« On a doublé les postes et la cadence ! »: un centre de traitement des déchets à Ludres (Meurthe-et-Moselle) s’est réorganisé pour absorber l’afflux de déchets infectieux, masques, gants, surblouses ou charlottes, liés à l’utilisation accrue de protections contre le Covid-19 dans les hôpitaux.
Au CHRU de Nancy-Brabois, les volumes de déchets produits ont bondi. Dans le service pneumologie, transformé en unité de soins Covid-19, Gauthier, infirmier de 37 ans, jette un sac jaune dans une benne dédiée aux déchets d’activités de soins à risques infectieux (dasri), dans un local au fond d’un couloir. Le grand sac, sur lequel sont inscrits la date et le numéro du service, contient un carton fermé dans lequel a été glissé… un autre sac, renfermant masques, surblouses, gants et autres matériels de protection.
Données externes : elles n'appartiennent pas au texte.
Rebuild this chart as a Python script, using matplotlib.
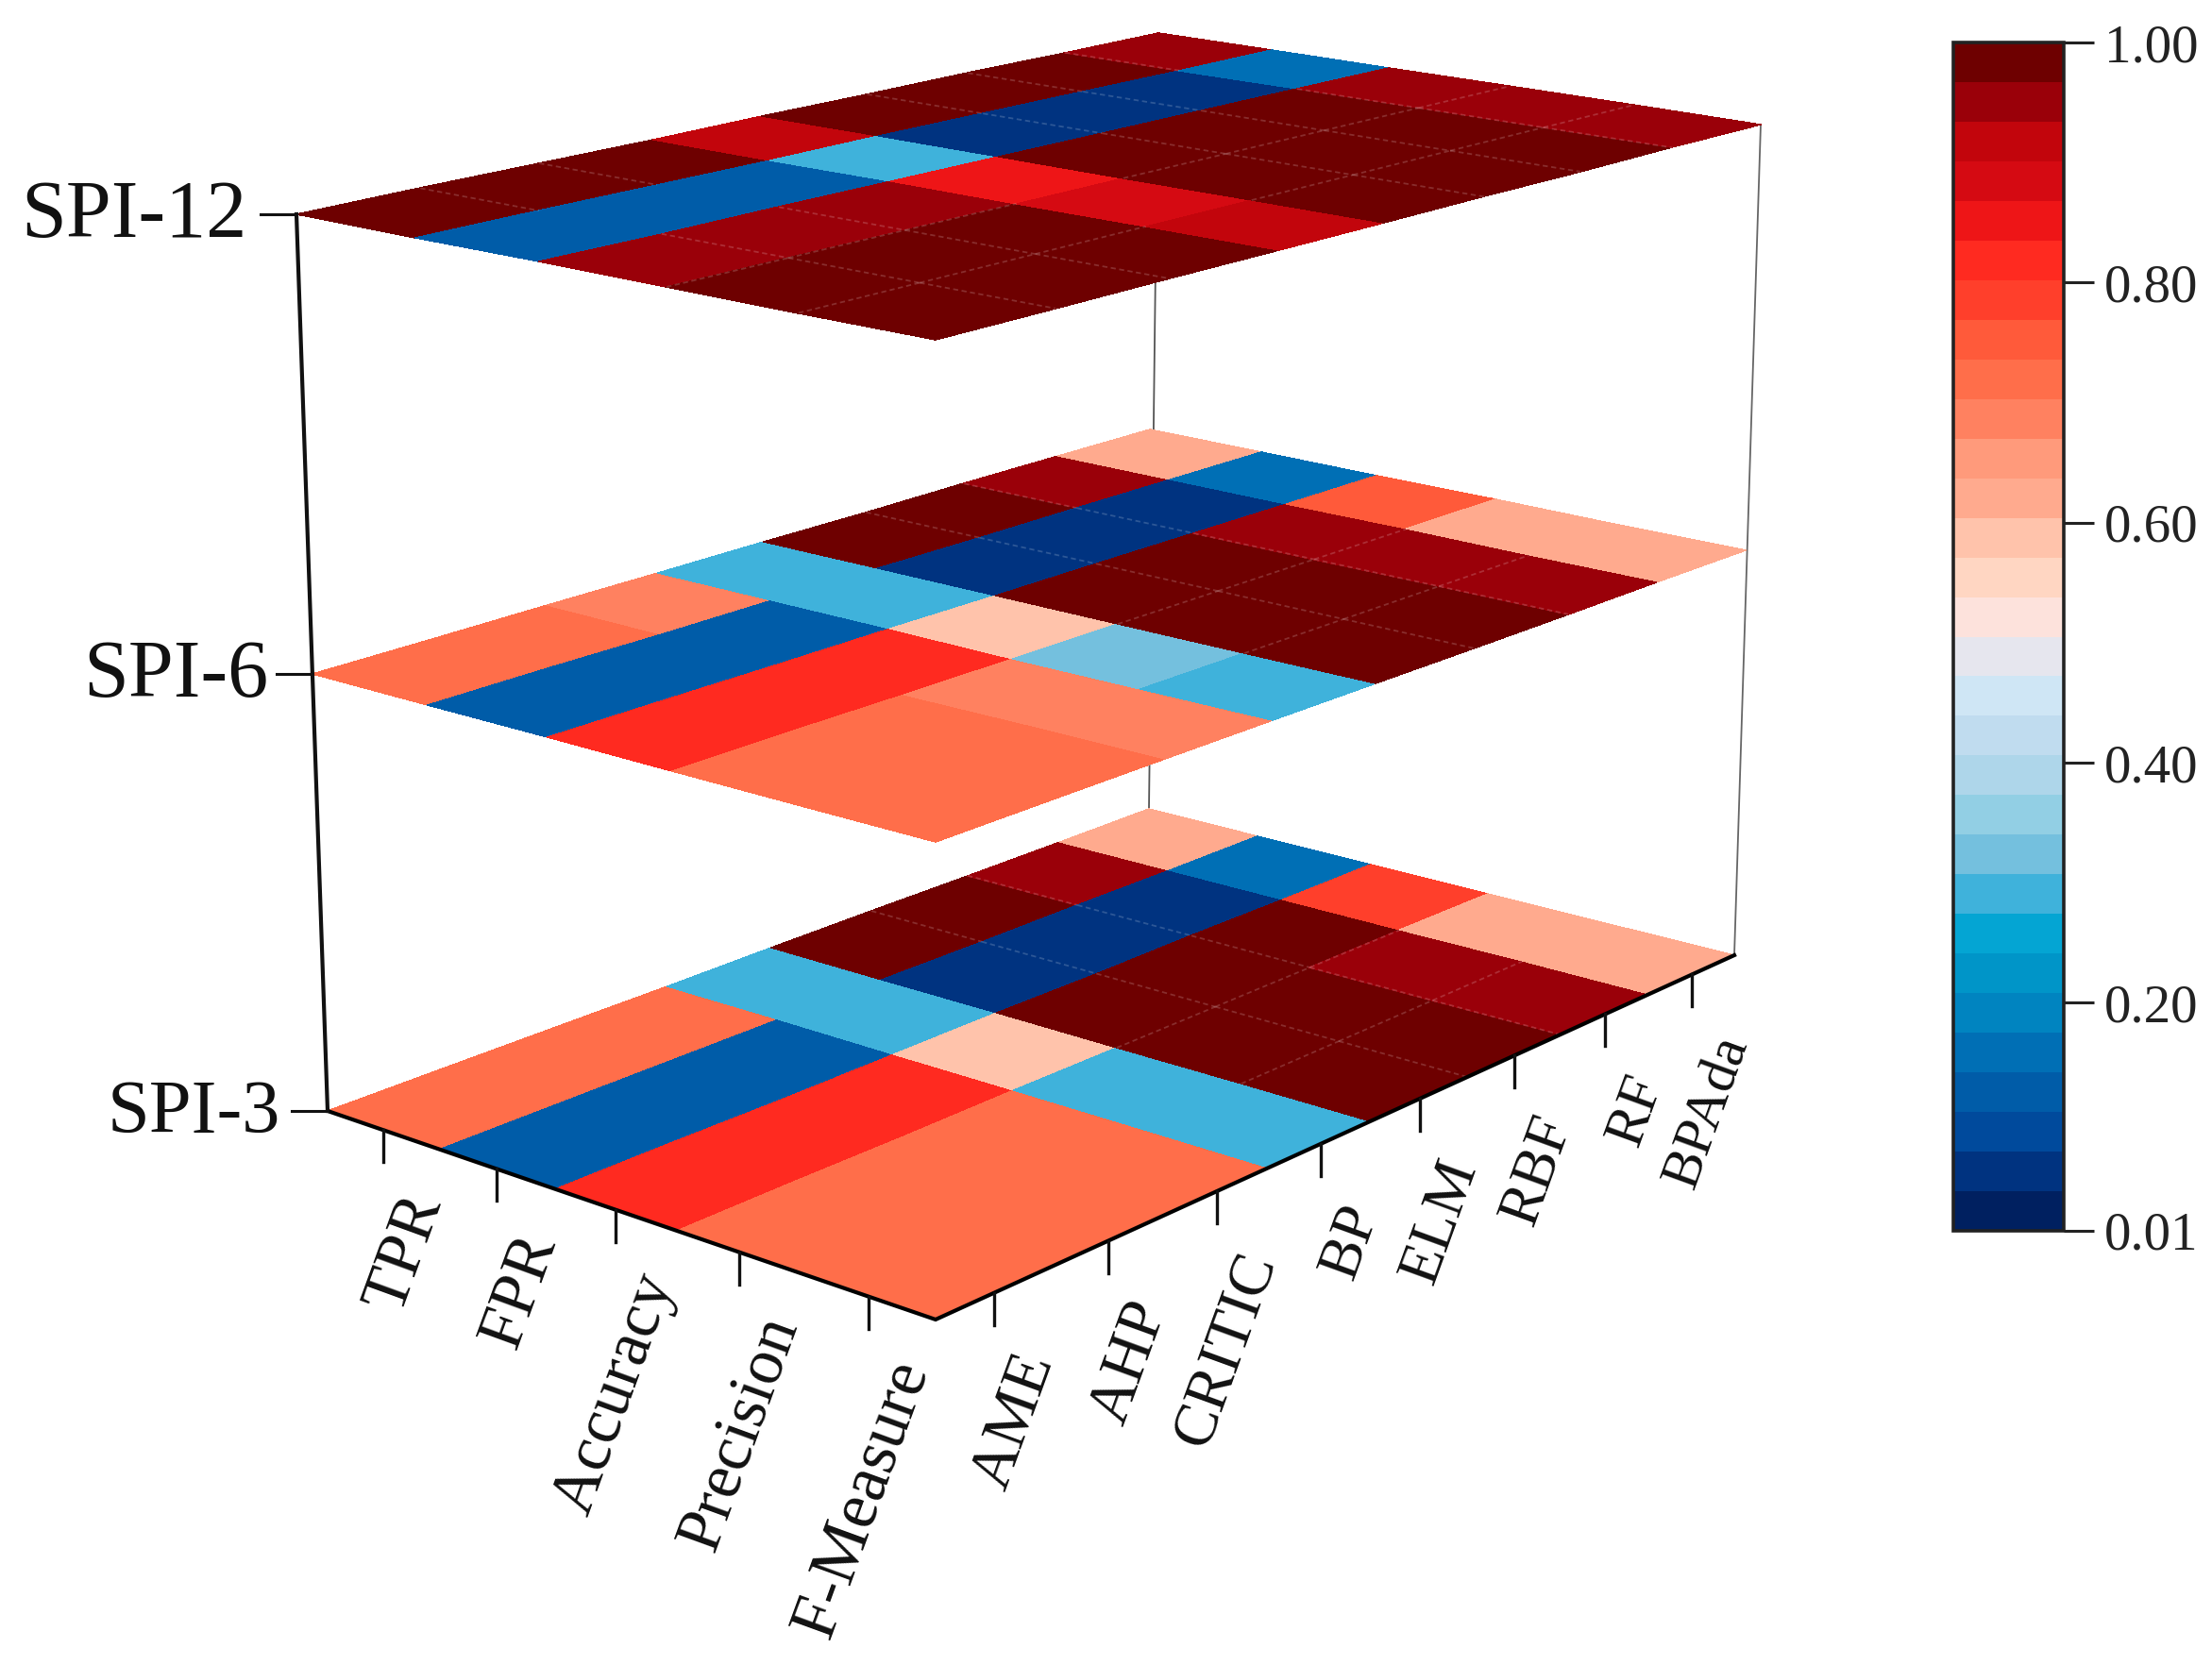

À chaque fois qu’un agent entre dans une chambre pour s’occuper d’un malade du coronavirus, il s’équipe dans le sas attenant, puis retire tout en sortant. « On se change toute la journée pour éviter de transporter des germes dans le couloir et les autres chambres », explique Gauthier. Quatre fois par jour, des agents récupèrent les bennes au couvercle jaune, qui sont acheminées au centre de valorisation des déchets Veolia à Ludres, à quelques kilomètres de l’hôpital.
« Si on ne collecte pas un jour les déchets, on bloque l’hôpital », résume Ambre Bastien, directrice de la collecte en Lorraine sud à Veolia. Le groupe traite 55 000 tonnes par an de dasri, soit un tiers du volume produit en France. Aucune des 12 unités d’incinération de Veolia en France n’a été saturée, mais « on a rencontré des difficultés, car ce sont des augmentations inédites (+60% en volume, +30% en tonnage), sur des périodes très concentrées », relève Marc-Antoine Belthé, directeur de la filiale recyclage et valorisation des déchets pour Veolia. « On a accueilli sur nos unités d’incinération en Normandie ou dans les Hauts-de-France certains flux qui n’avaient pas pu être traités dans les temps » par un autre acteur du secteur en région parisienne, précise Marc-Antoine Belthé.
La semaine dernière, la ministre de la Transition écologique française, Elisabeth Borne, avait assuré étudier « toutes les solutions pour éviter une accumulation de ces dasri dans les enceintes des hôpitaux (…) pour les envoyer dans des régions voisines moins saturées ou les stocker temporairement ».
Aucune « contamination avérée des salariés »
À Ludres, où tous les types de déchets sont traités, il a fallu se réorganiser pour s’adapter au surcroît d’activité. « On a doublé les postes et la cadence! », relate Joël Keller en combinaison orange, directeur du traitement, en gardant un œil sur les bennes scannées à peine déchargées du camion. « Je dois savoir d’où viennent les bacs, à quelle heure ils sont arrivés et j’ai 72 heures pour les incinérer », ajoute-t-il.
En temps normal, les bennes patientent cinq à six heures avant d’être englouties dans l’un des deux fours qui consument sept tonnes de déchets ménagers et de dasri à l’heure, à une température moyenne de 1 100 °C. Avec la crise sanitaire, le délai d’attente a été réduit à deux heures. À côté, Franck, un foulard coloré sous son casque, vêtu d’une surblouse et de deux paires de gants, les manœuvre une par une pour les faire entrer dans un ascenseur. Après une ascension de 25 m environ, la benne se renverse dans un wagonnet qui file ensuite sur des rails vers un four. Tout est automatisé, mais le technicien peut intervenir sur un tableau de bord doté d’un écran. « On n’a pas le droit à l’erreur. On a mis tous les moyens en œuvre et on réussit à suivre », souligne Joël Keller.
L’usine de Ludres est la seule à incinérer les déchets infectieux du secteur. Parmi les bacs, qui doivent être hermétiques, quelques couvercles peinent à fermer à cause de sacs qui dépassent. La procédure de gestion des dasri impose pourtant « zéro contact » entre les salariés et les déchets, rappelle le directeur du site, David Bourgatte. « On fait tout ce qu’il faut pour que personne ne soit en contact avec le virus, mais ça reste une activité à risque », glisse Joël Keller. Aucune « contamination avérée des salariés qui travaillent sur ce segment des dasri » n’est à déplorer, précise Marc-Antoine Belthé.